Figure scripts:

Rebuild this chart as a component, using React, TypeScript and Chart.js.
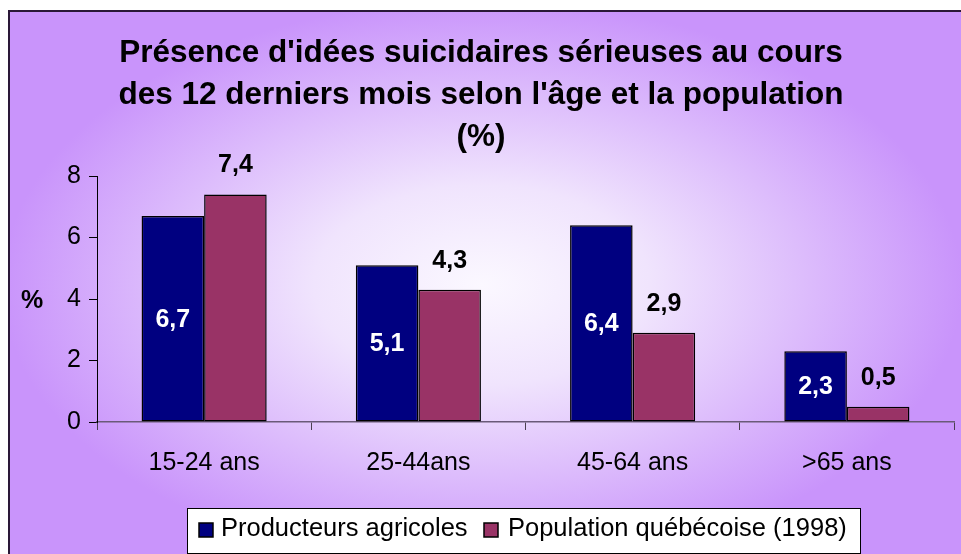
import React, { useEffect, useRef } from "react";
import { Chart, registerables } from "chart.js";

Chart.register(...registerables);

const categories = ["15-24 ans", "25-44ans", "45-64 ans", ">65 ans"];
const producteurs = [6.7, 5.1, 6.4, 2.3];
const population = [7.4, 4.3, 2.9, 0.5];
const seriesNames = ["Producteurs agricoles", "Population québécoise (1998)"];
const titleLines = [
  "Présence d'idées suicidaires sérieuses au cours",
  "des 12 derniers mois selon l'âge et la population",
  "(%)",
];
const yTicks = [0, 2, 4, 6, 8];

const NAVY = "#000080";
const MAROON = "#993366";
const FONT = "'Liberation Sans', Arial, sans-serif";

const fmt = (v: number) => v.toFixed(1).replace(".", ",");

const decorPlugin = {
  id: "decor",
  beforeDraw(chart: any) {
    const ctx = chart.ctx as CanvasRenderingContext2D;
    const W = chart.width;
    const H = chart.height;
    ctx.save();
    ctx.fillStyle = "#ffffff";
    ctx.fillRect(0, 0, W, H);
    const fx = 8, fy = 10, fw = 980, fh = 570;
    const cx = 482, cy = 285;
    const rx = 480, ry = 285;
    ctx.save();
    ctx.beginPath();
    ctx.rect(fx, fy, fw, fh);
    ctx.clip();
    ctx.translate(cx, cy);
    ctx.scale(1, ry / rx);
    const g = ctx.createRadialGradient(0, 0, 0, 0, 0, rx);
    g.addColorStop(0, "#fbf8ff");
    g.addColorStop(0.35, "#f0e4fd");
    g.addColorStop(1, "#c994fb");
    ctx.fillStyle = g;
    ctx.fillRect(-rx * 2, -rx * 2, rx * 4, rx * 4);
    ctx.restore();
    ctx.strokeStyle = "#2a1838";
    ctx.lineWidth = 2;
    ctx.strokeRect(fx + 1, fy + 1, fw, fh);
    ctx.restore();
  },
  afterDraw(chart: any) {
    const ctx = chart.ctx as CanvasRenderingContext2D;
    ctx.save();
    ctx.fillStyle = "#000";
    ctx.font = `bold 31.5px ${FONT}`;
    ctx.textAlign = "center";
    ctx.textBaseline = "alphabetic";
    const baselines = [62, 104, 146];
    titleLines.forEach((t, i) => ctx.fillText(t, 481, baselines[i]));
    ctx.font = `bold 25px ${FONT}`;
    ctx.textBaseline = "middle";
    ctx.fillText("%", 32, 301);
    const m0 = chart.getDatasetMeta(0);
    const m1 = chart.getDatasetMeta(1);
    ctx.font = `bold 25px ${FONT}`;
    m0.data.forEach((el: any, i: number) => {
      ctx.fillStyle = "#ffffff";
      ctx.fillText(fmt(producteurs[i]), el.x, (el.y + el.base) / 2 + 1);
    });
    m1.data.forEach((el: any, i: number) => {
      ctx.fillStyle = "#000000";
      ctx.fillText(fmt(population[i]), el.x, el.y - 29);
    });
    const lx = 187, ly = 508, lw = 673, lh = 45;
    ctx.fillStyle = "#ffffff";
    ctx.fillRect(lx, ly, lw, lh);
    ctx.strokeStyle = "#000";
    ctx.lineWidth = 1;
    ctx.strokeRect(lx + 0.5, ly + 0.5, lw, lh);
    const items = [
      { sq: 199, tx: 221, color: NAVY, text: seriesNames[0] },
      { sq: 484, tx: 508, color: MAROON, text: seriesNames[1] },
    ];
    ctx.font = `25.5px ${FONT}`;
    ctx.textAlign = "left";
    ctx.textBaseline = "middle";
    items.forEach((it) => {
      ctx.fillStyle = it.color;
      ctx.fillRect(it.sq, 523, 14, 14);
      ctx.strokeStyle = "#000";
      ctx.lineWidth = 1.5;
      ctx.strokeRect(it.sq, 523, 14, 14);
      ctx.fillStyle = "#000";
      ctx.fillText(it.text, it.tx, 529);
    });
    ctx.restore();
  },
};

export default function App() {
  const ref = useRef<HTMLCanvasElement | null>(null);
  useEffect(() => {
    if (!ref.current) return;
    const chart = new Chart(ref.current, {
      type: "bar",
      data: {
        labels: categories,
        datasets: [
          {
            label: seriesNames[0],
            data: producteurs,
            backgroundColor: NAVY,
            borderColor: "#000",
            borderWidth: 1.5,
            borderSkipped: false,
          },
          {
            label: seriesNames[1],
            data: population,
            backgroundColor: MAROON,
            borderColor: "#000",
            borderWidth: 1.5,
            borderSkipped: false,
          },
        ],
      },
      options: {
        responsive: false,
        animation: false,
        devicePixelRatio: 1,
        layout: { padding: { top: 176, right: 7, bottom: 0, left: 0 } },
        datasets: { bar: { categoryPercentage: 0.584, barPercentage: 1 } },
        plugins: {
          legend: { display: false },
          title: { display: false },
          tooltip: { enabled: false },
        },
        scales: {
          x: {
            grid: {
              offset: true,
              drawOnChartArea: false,
              drawTicks: true,
              tickLength: 8,
              color: "#4a4050",
            },
            border: { display: true, color: "#6a5a78", width: 1.5 },
            ticks: {
              color: "#000",
              font: { family: FONT, size: 25 },
              padding: 18,
              maxRotation: 0,
            },
            afterFit: (s: any) => {
              s.height = 132;
            },
          },
          y: {
            min: 0,
            max: 8,
            afterBuildTicks: (s: any) => {
              s.ticks = yTicks.map((v) => ({ value: v }));
            },
            grid: {
              drawOnChartArea: false,
              drawTicks: true,
              tickLength: 8,
              color: "#000",
            },
            border: { display: true, color: "#000", width: 1 },
            ticks: {
              color: "#000",
              font: { family: FONT, size: 25 },
              padding: 8,
            },
            afterFit: (s: any) => {
              s.width = 97;
            },
          },
        },
      },
      plugins: [decorPlugin],
    });
    return () => chart.destroy();
  }, []);
  return (
    <div style={{ position: "fixed", left: 0, top: 0, width: 961, height: 554 }}>
      <canvas ref={ref} width={961} height={554} style={{ display: "block" }} />
    </div>
  );
}
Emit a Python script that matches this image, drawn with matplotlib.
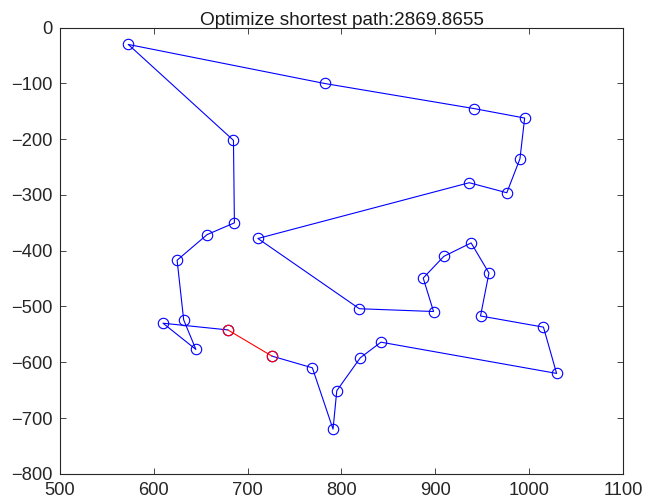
import matplotlib
matplotlib.use("Agg")
import matplotlib.pyplot as plt

# tour order (closed: last city links back to the first in red)
xs = [726, 769, 791, 795, 820, 842, 1029, 1015, 948, 957, 938, 909, 887, 898,
      819, 711, 936, 976, 990, 995, 941, 782, 573, 685, 686, 657, 625, 632,
      645, 610, 679]
ys = [-589, -610, -720, -651, -592, -564, -620, -537, -517, -440, -386, -410,
      -449, -509, -504, -378, -278, -296, -235, -162, -145, -100, -30, -202,
      -350, -371, -417, -524, -577, -530, -542]
best_len = 2869.8655

plt.rcParams['font.family'] = ['Liberation Sans', 'DejaVu Sans']

fig = plt.figure(figsize=(6.53, 5.04), dpi=100)
ax = fig.add_axes([0.0914, 0.060, 0.8631, 0.885])

ax.plot(xs, ys, '-o', color='b', lw=0.8, ms=7.5, mfc='none', mew=0.8)
ax.plot([xs[-1], xs[0]], [ys[-1], ys[0]], '-o', color='r', lw=0.8, ms=7.5,
        mfc='none', mew=0.8)

ax.set_xlim(500, 1100)
ax.set_ylim(-800, 0)
ax.set_xticks(range(500, 1101, 100))
ax.set_yticks(range(-800, 1, 100))
ax.set_title("Optimize shortest path:" + str(best_len), fontsize=13.7,
             color='#1a1a1a', pad=2)

gray = '#262626'
for s in ax.spines.values():
    s.set_color(gray)
    s.set_linewidth(0.8)
ax.tick_params(direction='in', top=True, right=True, length=4, width=0.6,
               colors=gray, labelsize=13.2, labelcolor=gray)
ax.tick_params(axis='x', pad=6)
ax.tick_params(axis='y', pad=5)

fig.savefig("out.png", dpi=100)
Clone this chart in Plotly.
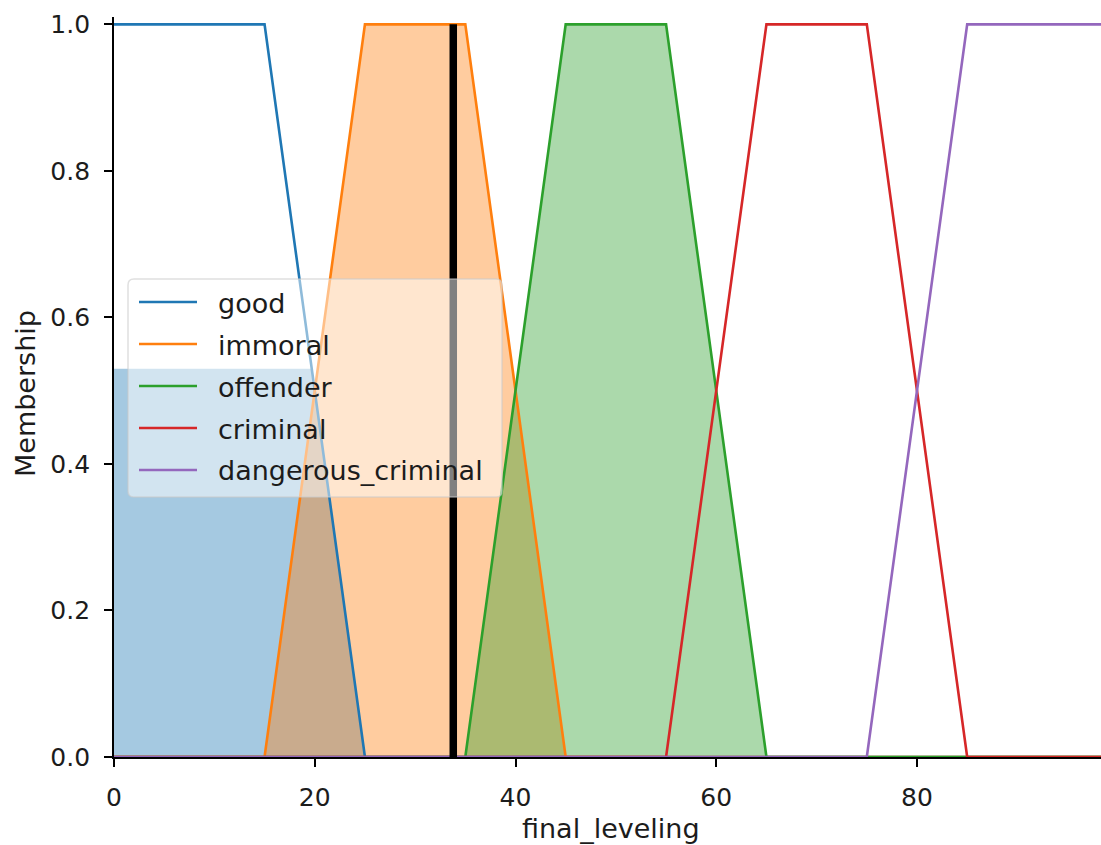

Exercise brief:
All records above are to be printed exactly, minus the pictures they contain.

Solution for this problem:
Rebuild this chart as a component, using React, TypeScript and Chart.js.
import React, { useEffect, useRef } from "react";
import { Chart, registerables } from "chart.js";

Chart.register(...registerables);

const categories = ["15-24 ans", "25-44ans", "45-64 ans", ">65 ans"];
const producteurs = [6.7, 5.1, 6.4, 2.3];
const population = [7.4, 4.3, 2.9, 0.5];
const seriesNames = ["Producteurs agricoles", "Population québécoise (1998)"];
const titleLines = [
  "Présence d'idées suicidaires sérieuses au cours",
  "des 12 derniers mois selon l'âge et la population",
  "(%)",
];
const yTicks = [0, 2, 4, 6, 8];

const NAVY = "#000080";
const MAROON = "#993366";
const FONT = "'Liberation Sans', Arial, sans-serif";

const fmt = (v: number) => v.toFixed(1).replace(".", ",");

const decorPlugin = {
  id: "decor",
  beforeDraw(chart: any) {
    const ctx = chart.ctx as CanvasRenderingContext2D;
    const W = chart.width;
    const H = chart.height;
    ctx.save();
    ctx.fillStyle = "#ffffff";
    ctx.fillRect(0, 0, W, H);
    const fx = 8, fy = 10, fw = 980, fh = 570;
    const cx = 482, cy = 285;
    const rx = 480, ry = 285;
    ctx.save();
    ctx.beginPath();
    ctx.rect(fx, fy, fw, fh);
    ctx.clip();
    ctx.translate(cx, cy);
    ctx.scale(1, ry / rx);
    const g = ctx.createRadialGradient(0, 0, 0, 0, 0, rx);
    g.addColorStop(0, "#fbf8ff");
    g.addColorStop(0.35, "#f0e4fd");
    g.addColorStop(1, "#c994fb");
    ctx.fillStyle = g;
    ctx.fillRect(-rx * 2, -rx * 2, rx * 4, rx * 4);
    ctx.restore();
    ctx.strokeStyle = "#2a1838";
    ctx.lineWidth = 2;
    ctx.strokeRect(fx + 1, fy + 1, fw, fh);
    ctx.restore();
  },
  afterDraw(chart: any) {
    const ctx = chart.ctx as CanvasRenderingContext2D;
    ctx.save();
    ctx.fillStyle = "#000";
    ctx.font = `bold 31.5px ${FONT}`;
    ctx.textAlign = "center";
    ctx.textBaseline = "alphabetic";
    const baselines = [62, 104, 146];
    titleLines.forEach((t, i) => ctx.fillText(t, 481, baselines[i]));
    ctx.font = `bold 25px ${FONT}`;
    ctx.textBaseline = "middle";
    ctx.fillText("%", 32, 301);
    const m0 = chart.getDatasetMeta(0);
    const m1 = chart.getDatasetMeta(1);
    ctx.font = `bold 25px ${FONT}`;
    m0.data.forEach((el: any, i: number) => {
      ctx.fillStyle = "#ffffff";
      ctx.fillText(fmt(producteurs[i]), el.x, (el.y + el.base) / 2 + 1);
    });
    m1.data.forEach((el: any, i: number) => {
      ctx.fillStyle = "#000000";
      ctx.fillText(fmt(population[i]), el.x, el.y - 29);
    });
    const lx = 187, ly = 508, lw = 673, lh = 45;
    ctx.fillStyle = "#ffffff";
    ctx.fillRect(lx, ly, lw, lh);
    ctx.strokeStyle = "#000";
    ctx.lineWidth = 1;
    ctx.strokeRect(lx + 0.5, ly + 0.5, lw, lh);
    const items = [
      { sq: 199, tx: 221, color: NAVY, text: seriesNames[0] },
      { sq: 484, tx: 508, color: MAROON, text: seriesNames[1] },
    ];
    ctx.font = `25.5px ${FONT}`;
    ctx.textAlign = "left";
    ctx.textBaseline = "middle";
    items.forEach((it) => {
      ctx.fillStyle = it.color;
      ctx.fillRect(it.sq, 523, 14, 14);
      ctx.strokeStyle = "#000";
      ctx.lineWidth = 1.5;
      ctx.strokeRect(it.sq, 523, 14, 14);
      ctx.fillStyle = "#000";
      ctx.fillText(it.text, it.tx, 529);
    });
    ctx.restore();
  },
};

export default function App() {
  const ref = useRef<HTMLCanvasElement | null>(null);
  useEffect(() => {
    if (!ref.current) return;
    const chart = new Chart(ref.current, {
      type: "bar",
      data: {
        labels: categories,
        datasets: [
          {
            label: seriesNames[0],
            data: producteurs,
            backgroundColor: NAVY,
            borderColor: "#000",
            borderWidth: 1.5,
            borderSkipped: false,
          },
          {
            label: seriesNames[1],
            data: population,
            backgroundColor: MAROON,
            borderColor: "#000",
            borderWidth: 1.5,
            borderSkipped: false,
          },
        ],
      },
      options: {
        responsive: false,
        animation: false,
        devicePixelRatio: 1,
        layout: { padding: { top: 176, right: 7, bottom: 0, left: 0 } },
        datasets: { bar: { categoryPercentage: 0.584, barPercentage: 1 } },
        plugins: {
          legend: { display: false },
          title: { display: false },
          tooltip: { enabled: false },
        },
        scales: {
          x: {
            grid: {
              offset: true,
              drawOnChartArea: false,
              drawTicks: true,
              tickLength: 8,
              color: "#4a4050",
            },
            border: { display: true, color: "#6a5a78", width: 1.5 },
            ticks: {
              color: "#000",
              font: { family: FONT, size: 25 },
              padding: 18,
              maxRotation: 0,
            },
            afterFit: (s: any) => {
              s.height = 132;
            },
          },
          y: {
            min: 0,
            max: 8,
            afterBuildTicks: (s: any) => {
              s.ticks = yTicks.map((v) => ({ value: v }));
            },
            grid: {
              drawOnChartArea: false,
              drawTicks: true,
              tickLength: 8,
              color: "#000",
            },
            border: { display: true, color: "#000", width: 1 },
            ticks: {
              color: "#000",
              font: { family: FONT, size: 25 },
              padding: 8,
            },
            afterFit: (s: any) => {
              s.width = 97;
            },
          },
        },
      },
      plugins: [decorPlugin],
    });
    return () => chart.destroy();
  }, []);
  return (
    <div style={{ position: "fixed", left: 0, top: 0, width: 961, height: 554 }}>
      <canvas ref={ref} width={961} height={554} style={{ display: "block" }} />
    </div>
  );
}
Emit a Python script that matches this image, drawn with matplotlib.
import matplotlib
matplotlib.use("Agg")
import matplotlib.pyplot as plt

# tour order (closed: last city links back to the first in red)
xs = [726, 769, 791, 795, 820, 842, 1029, 1015, 948, 957, 938, 909, 887, 898,
      819, 711, 936, 976, 990, 995, 941, 782, 573, 685, 686, 657, 625, 632,
      645, 610, 679]
ys = [-589, -610, -720, -651, -592, -564, -620, -537, -517, -440, -386, -410,
      -449, -509, -504, -378, -278, -296, -235, -162, -145, -100, -30, -202,
      -350, -371, -417, -524, -577, -530, -542]
best_len = 2869.8655

plt.rcParams['font.family'] = ['Liberation Sans', 'DejaVu Sans']

fig = plt.figure(figsize=(6.53, 5.04), dpi=100)
ax = fig.add_axes([0.0914, 0.060, 0.8631, 0.885])

ax.plot(xs, ys, '-o', color='b', lw=0.8, ms=7.5, mfc='none', mew=0.8)
ax.plot([xs[-1], xs[0]], [ys[-1], ys[0]], '-o', color='r', lw=0.8, ms=7.5,
        mfc='none', mew=0.8)

ax.set_xlim(500, 1100)
ax.set_ylim(-800, 0)
ax.set_xticks(range(500, 1101, 100))
ax.set_yticks(range(-800, 1, 100))
ax.set_title("Optimize shortest path:" + str(best_len), fontsize=13.7,
             color='#1a1a1a', pad=2)

gray = '#262626'
for s in ax.spines.values():
    s.set_color(gray)
    s.set_linewidth(0.8)
ax.tick_params(direction='in', top=True, right=True, length=4, width=0.6,
               colors=gray, labelsize=13.2, labelcolor=gray)
ax.tick_params(axis='x', pad=6)
ax.tick_params(axis='y', pad=5)

fig.savefig("out.png", dpi=100)
Clone this chart in Plotly.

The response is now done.